## EXERCISE
Your answer should be a single number: the count of lines that hold the word "this".

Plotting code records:
════════════════════

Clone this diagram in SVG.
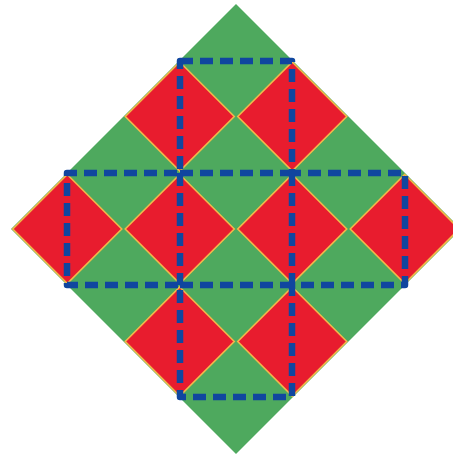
<svg xmlns="http://www.w3.org/2000/svg" width="453" height="456" viewBox="0 0 453 456">
<style>
.red{fill:#e81c2e;stroke:#f2b84a;stroke-width:1.6;stroke-linejoin:miter}
.blue{fill:none;stroke:#10469f;stroke-width:6.5;stroke-dasharray:13 7;stroke-linecap:butt;stroke-linejoin:round}
</style>
<defs>
<polygon id="rd" points="0,-54.5 54.5,0 0,54.5 -54.5,0"/>
</defs>
<rect width="453" height="456" fill="#ffffff"/>
<polygon id="bigDiamond" points="236,4 461,229 236,454 11,229" fill="#4ea95e"/>
<g id="reds">
<use href="#rd" class="red" x="179.75" y="116.5"/>
<use href="#rd" class="red" x="292.25" y="116.5"/>
<use href="#rd" class="red" x="67.25" y="229"/>
<use href="#rd" class="red" x="179.75" y="229"/>
<use href="#rd" class="red" x="292.25" y="229"/>
<use href="#rd" class="red" x="404.75" y="229"/>
<use href="#rd" class="red" x="179.75" y="341.5"/>
<use href="#rd" class="red" x="292.25" y="341.5"/>
</g>
<g id="grid">
<path class="blue" d="M180,61 H292 V173 H405 V285 H292 V397 H180 V285 H67 V173 H180 Z"/>
<path class="blue" d="M180,173 H292 M180,285 H292 M180,173 V285 M292,173 V285"/>
</g>
</svg>
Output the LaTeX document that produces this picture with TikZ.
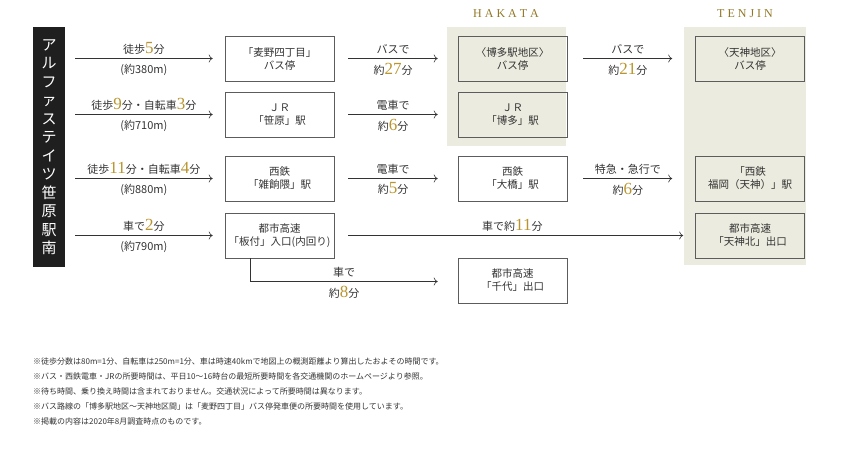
\documentclass[tikz,border=0pt]{standalone}
\usepackage{fontspec}
\setmainfont{Noto Sans CJK JP}
\newfontfamily\numfont{Liberation Serif}
\usetikzlibrary{positioning,arrows.meta}
\definecolor{gold}{HTML}{B8952E}
\definecolor{beige}{HTML}{ECEBDF}
\definecolor{txt}{HTML}{333333}
\newcommand{\gn}[1]{{\numfont\fontsize{17}{17}\selectfont\color{gold}#1}}
\tikzset{
  stop/.style={draw=txt!80,semithick,minimum width=109pt,minimum height=45pt,align=center,font=\fontsize{10.5}{13}\selectfont,text=txt,inner sep=1pt},
  lbl/.style={font=\fontsize{11}{12}\selectfont,text=txt,inner sep=0pt},
  go/.style={-{To[length=4pt,width=8pt]},draw=txt,semithick},
  note/.style={anchor=west,font=\fontsize{8}{9}\selectfont,text=txt,inner sep=0pt}
}
\begin{document}
\begin{tikzpicture}[x=1pt,y=-1pt]
\useasboundingbox (0,0) rectangle (850,448);
% backgrounds
\fill[beige] (447,27) rectangle (566,146);
\fill[beige] (684,27) rectangle (806,265);
\node[font=\numfont\fontsize{12}{12}\selectfont,text=gold!80!black] (hakata) at (506,14) {H A K A T A};
\node[font=\numfont\fontsize{12}{12}\selectfont,text=gold!80!black] (tenjin) at (745,14) {T E N J I N};
% origin bar
\fill[black!88] (33,27) rectangle (65,267);
\node[text=white,align=center,font=\fontsize{15}{18.5}\selectfont] (home) at (49,147)
  {ア\\ル\\フ\\ァ\\ス\\テ\\イ\\ツ\\笹\\原\\駅\\南};
% first column stops
\node[stop] (mugino) at (279.5,58.5) {「麦野四丁目」\\バス停};
\node[stop] (sasa) at (279.5,114.5) {ＪＲ\\「笹原」駅};
\node[stop] (zasshonokuma) at (279.5,178.5) {西鉄\\「雑餉隈」駅};
\node[stop] (itazuke) at (279.5,235.5) {都市高速\\「板付」入口(内回り)};
% second column
\node[stop] (hakatabus) at (512.5,58.5) {〈博多駅地区〉\\バス停};
\node[stop] (hakatajr) at (512.5,114.5) {ＪＲ\\「博多」駅};
\node[stop] (ohashi) at (512.5,178.5) {西鉄\\「大橋」駅};
\node[stop] (chiyo) at (512.5,280.5) {都市高速\\「千代」出口};
% third column
\node[stop] (tenjinbus) at (750,58.5) {〈天神地区〉\\バス停};
\node[stop] (fukuoka) at (750,178.5) {「西鉄\\福岡（天神）」駅};
\node[stop] (tenjinkita) at (750,235.5) {都市高速\\「天神北」出口};
% from home
\foreach \n/\t/\b in {mugino/{徒歩\gn{5}分}/{(約380m)},
                      sasa/{徒歩\gn{9}分・自転車\gn{3}分}/{(約710m)},
                      zasshonokuma/{徒歩\gn{11}分・自転車\gn{4}分}/{(約880m)},
                      itazuke/{車で\gn{2}分}/{(約790m)}}{
  \coordinate (s-\n) at (75,0 |- \n.west);
  \draw[go] (s-\n) -- ([xshift=-12pt]\n.west)
    node[lbl,midway,above=4pt] {\t} node[lbl,midway,below=5pt] {\b};
}
% second leg
\draw[go] ([xshift=14pt]mugino.east) -- ([xshift=-20pt]hakatabus.west)
  node[lbl,midway,above=4pt] {バスで} node[lbl,midway,below=4pt] {約\gn{27}分};
\draw[go] ([xshift=14pt]sasa.east) -- ([xshift=-20pt]hakatajr.west)
  node[lbl,midway,above=4pt] {電車で} node[lbl,midway,below=4pt] {約\gn{6}分};
\draw[go] ([xshift=14pt]zasshonokuma.east) -- ([xshift=-20pt]ohashi.west)
  node[lbl,midway,above=4pt] {電車で} node[lbl,midway,below=4pt] {約\gn{5}分};
\draw[go] ([xshift=14pt]itazuke.east) -- ([xshift=-12pt]tenjinkita.west)
  node[lbl,pos=0.49,above=4pt] {車で約\gn{11}分};
\coordinate (branch) at ([xshift=-29pt]itazuke.south);
\draw[go] (branch) |- ([xshift=-20pt,yshift=-1pt]chiyo.west)
  node[lbl,pos=0.75,above=4pt] {車で} node[lbl,pos=0.75,below=4pt] {約\gn{8}分};
% third leg
\draw[go] ([xshift=16pt]hakatabus.east) -- ([xshift=-23pt]tenjinbus.west)
  node[lbl,midway,above=4pt] {バスで} node[lbl,midway,below=4pt] {約\gn{21}分};
\draw[go] ([xshift=16pt]ohashi.east) -- ([xshift=-23pt]fukuoka.west)
  node[lbl,midway,above=4pt] {特急・急行で} node[lbl,midway,below=4pt] {約\gn{6}分};
% notes
\node[note] (n1) at (33,361) {※徒歩分数は80m=1分、自転車は250m=1分、車は時速40kmで地図上の概測距離より算出したおよその時間です。};
\node[note] (n2) at (33,376) {※バス・西鉄電車・JRの所要時間は、平日10～16時台の最短所要時間を各交通機関のホームページより参照。};
\node[note] (n3) at (33,391) {※待ち時間、乗り換え時間は含まれておりません。交通状況によって所要時間は異なります。};
\node[note] (n4) at (33,406) {※バス路線の「博多駅地区～天神地区間」は「麦野四丁目」バス停発車便の所要時間を使用しています。};
\node[note] (n5) at (33,421) {※掲載の内容は2020年8月調査時点のものです。};
\end{tikzpicture}
\end{document}
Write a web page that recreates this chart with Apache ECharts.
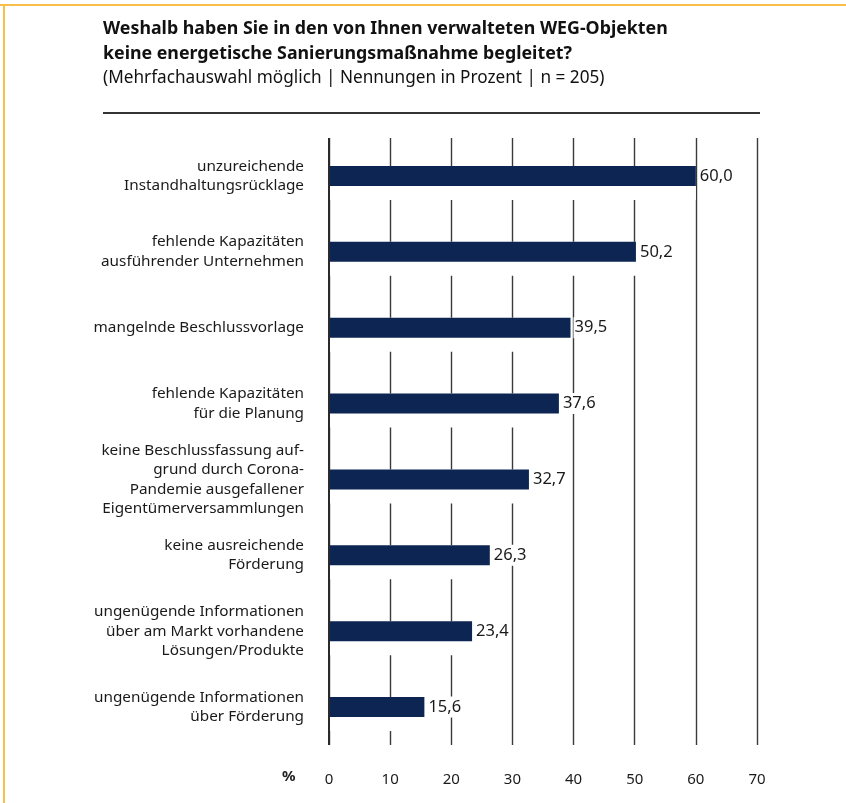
<!DOCTYPE html>
<html>
<head>
<meta charset="utf-8">
<script src="https://cdn.jsdelivr.net/npm/echarts@6/dist/echarts.min.js"></script>
<style>
html,body{margin:0;padding:0;background:#fff;}
#c{width:846px;height:803px;}
</style>
</head>
<body>
<div id="c"></div>
<script>
var categories = [
  "unzureichende\nInstandhaltungsrücklage",
  "fehlende Kapazitäten\nausführender Unternehmen",
  "mangelnde Beschlussvorlage",
  "fehlende Kapazitäten\nfür die Planung",
  "keine Beschlussfassung auf-\ngrund durch Corona-\nPandemie ausgefallener\nEigentümerversammlungen",
  "keine ausreichende\nFörderung",
  "ungenügende Informationen\nüber am Markt vorhandene\nLösungen/Produkte",
  "ungenügende Informationen\nüber Förderung"
];
var values = [60.0, 50.2, 39.5, 37.6, 32.7, 26.3, 23.4, 15.6];
var xTicks = [0, 10, 20, 30, 40, 50, 60, 70];
var titleLine1 = "Weshalb haben Sie in den von Ihnen verwalteten WEG-Objekten";
var titleLine2 = "keine energetische Sanierungsmaßnahme begleitet?";
var subtitle = "(Mehrfachauswahl möglich | Nennungen in Prozent | n = 205)";
var unitLabel = "%";

var FONT = "'Noto Sans', 'Open Sans', sans-serif";
var chart = echarts.init(document.getElementById('c'), null, {renderer: 'canvas'});
chart.setOption({
  backgroundColor: '#ffffff',
  animation: false,
  grid: {left: 329, right: 89, top: 138, bottom: 58, containLabel: false},
  xAxis: {
    type: 'value', min: 0, max: 70, interval: 10,
    axisLine: {show: false}, axisTick: {show: false},
    axisLabel: {
      margin: 27, color: '#1a1a1a', fontFamily: FONT, fontSize: 15,
      formatter: function (v) { return xTicks.indexOf(v) >= 0 ? String(v) : ''; }
    },
    splitLine: {show: true, lineStyle: {color: '#3a3a3a', width: 1.4}}
  },
  yAxis: {
    type: 'category', data: categories, inverse: true,
    axisLine: {show: false},
    axisTick: {show: false},
    axisLabel: {margin: 25, color: '#1a1a1a', fontFamily: FONT, fontSize: 15.3, lineHeight: 19.5, align: 'right'}
  },
  series: [
    {
      type: 'bar', data: values, barWidth: 34, barGap: '-100%', silent: true,
      itemStyle: {color: '#ffffff'}, z: 1
    },
    {
      type: 'bar', data: values, barWidth: 20, z: 3,
      itemStyle: {color: '#0c2552'},
      label: {
        show: true, position: 'right', distance: 3, color: '#1a1a1a',
        fontFamily: FONT, fontSize: 16.5, backgroundColor: '#ffffff', padding: [2, 1],
        formatter: function (p) { return p.value.toFixed(1).replace('.', ','); }
      }
    },
    {
      type: 'line', data: [], z: 10, zlevel: 3, silent: true,
      markLine: {
        silent: true, symbol: ['none', 'none'], animation: false,
        label: {show: false},
        lineStyle: {type: 'solid', color: '#2a2a2a', width: 2},
        data: [{xAxis: 0}]
      }
    }
  ],
  graphic: [
    {type: 'rect', shape: {x: 0, y: 4, width: 846, height: 2}, style: {fill: '#f8c04a'}},
    {type: 'rect', shape: {x: 3, y: 4, width: 2, height: 799}, style: {fill: '#f8c04a'}},
    {type: 'text', left: 103, top: 20, style: {text: titleLine1, font: "bold 17.8px " + FONT, fill: '#111'}},
    {type: 'text', left: 103, top: 45, style: {text: titleLine2, font: "bold 17.8px " + FONT, fill: '#111'}},
    {type: 'text', left: 103, top: 70, style: {text: subtitle, font: "17.2px " + FONT, fill: '#111'}},
    {type: 'rect', shape: {x: 103, y: 112, width: 657, height: 2}, style: {fill: '#333'}},
    {type: 'text', left: 282, top: 769, style: {text: unitLabel, font: "bold 15px " + FONT, fill: '#222'}}
  ]
});
</script>
</body>
</html>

════════════════════

## THE COMPLETED TASK
3